Em 2009, as editoras tiveram liberdade para fornecer obras atualizadas, mas poucas fizeram isso. Das 11 coleções de português, cinco estão adaptadas. Das 19 de história, só uma. Para remediar a situação de quem não terá livro atualizado em 2010, o FNDE enviará novos dicionários para um milhão de salas de aula, cobrindo toda a rede pública. Em março, uma cartilha também deverá ser distribuída.

O assessor especial do MEC Carlos Alberto Xavier, que acompanha a discussão do acordo desde 1990, enfatiza que a reforma tem como objetivo as gerações futuras. Para ele, o prazo de transição é suficiente:

- Não devemos cair na pressão do imediatismo. A convivência de livros na nova e na antiga grafia vai ser uma oportunidade de explicar melhor a mudança.

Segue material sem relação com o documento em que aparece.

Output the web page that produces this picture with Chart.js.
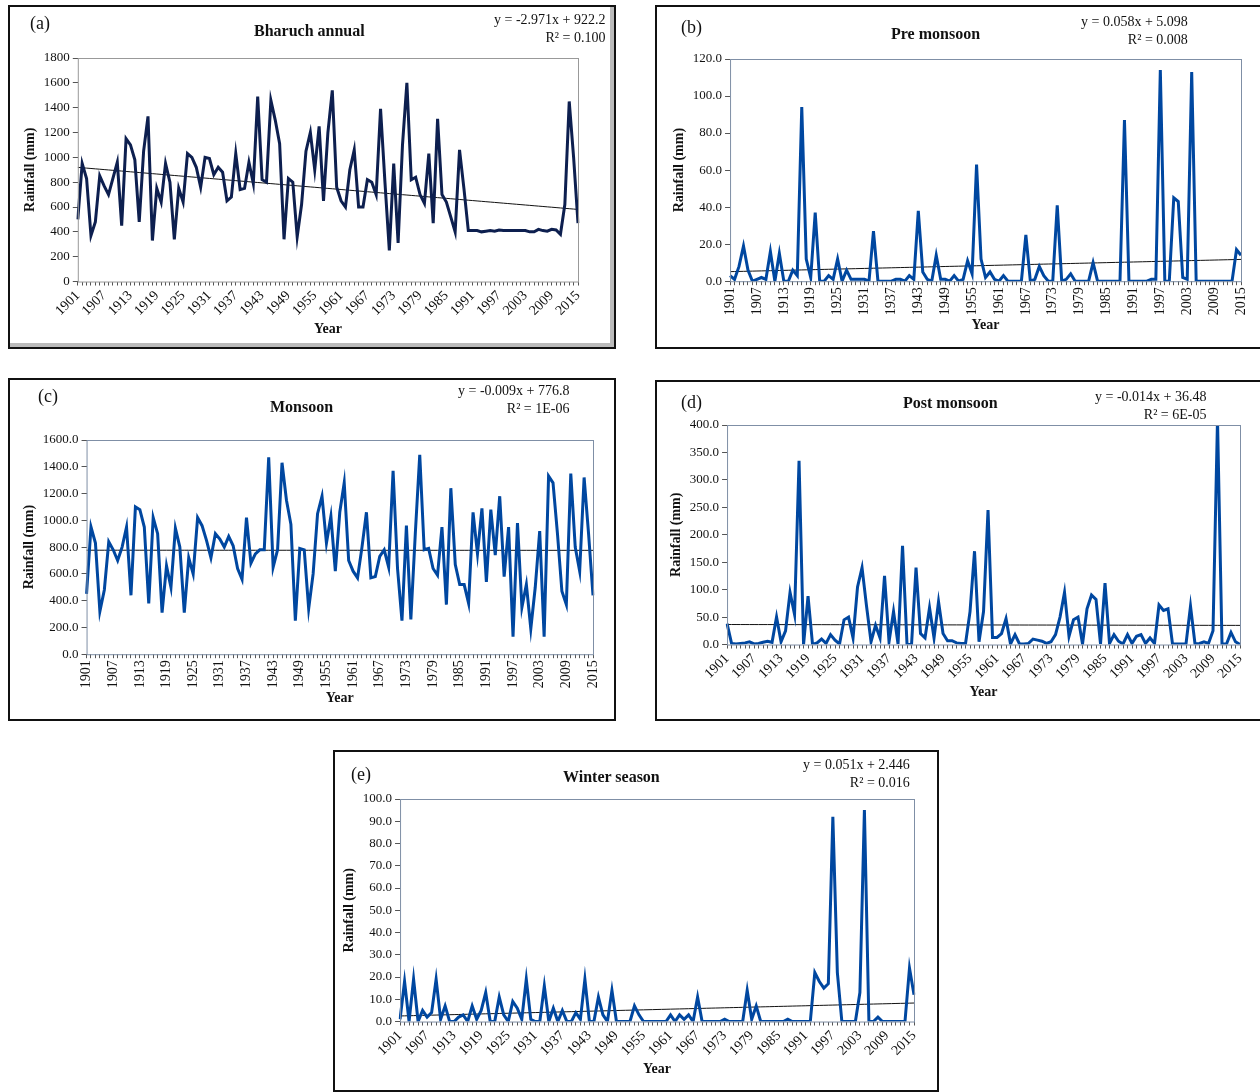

Ele destaca que a Academia Brasileira de Letras só lançará no mês que vem o Vocabulário Ortográfico da Língua Portuguesa (Volp), uma lista com cerca de 360 mil verbetes. Em sua quinta edição, o Volp vai dirimir dúvidas sobre o uso do hífen. O setor privado também aguarda a edição do vocabulário da ABL. O presidente da Confederação Nacional dos Estabelecimentos de Ensino (Confenen), Roberto Dornas, critica a reforma e recomenda prudência às escolas:

- A reforma é um horror, deixa muitas dúvidas. Devemos esperar o vocabulário ortográfico para evitar que se comece a ensinar de um jeito e seja preciso mudar depois - diz Dornas. - Meu único receio é que (a reforma) possa servir de pegadinha em concurso público e vestibular.

Em São Paulo, a Secretaria de Estado da Educação promoveu videoconferência, ainda em 2008, para apresentar o acordo ortográfico a 17 mil professores - 7% dos cerca de 250 mil, segundo a secretaria.

A secretaria prepara um portal na internet e material didático atualizado para 2009. Em abril, haverá cursos por videoconferência e as escolas receberão dicionários.

O teor das alterações no idioma foi acertado em 1990 por representantes dos sete países de língua portuguesa: Brasil, Portugal, Moçambique, Angola, Cabo Verde, Guiné-Bissau e São Tomé e Príncipe. O acordo foi aprovado em dezembro daquele ano. Timor Leste aderiu após deixar de ser colônia da Indonésia. No Brasil, o Congresso aprovou o texto em 1995. Em 2006, o acordo já poderia ter entrado em vigor, com a adesão de três países. Mas faltava Portugal, que relutou em dar seu aval e só embarcou em 2008.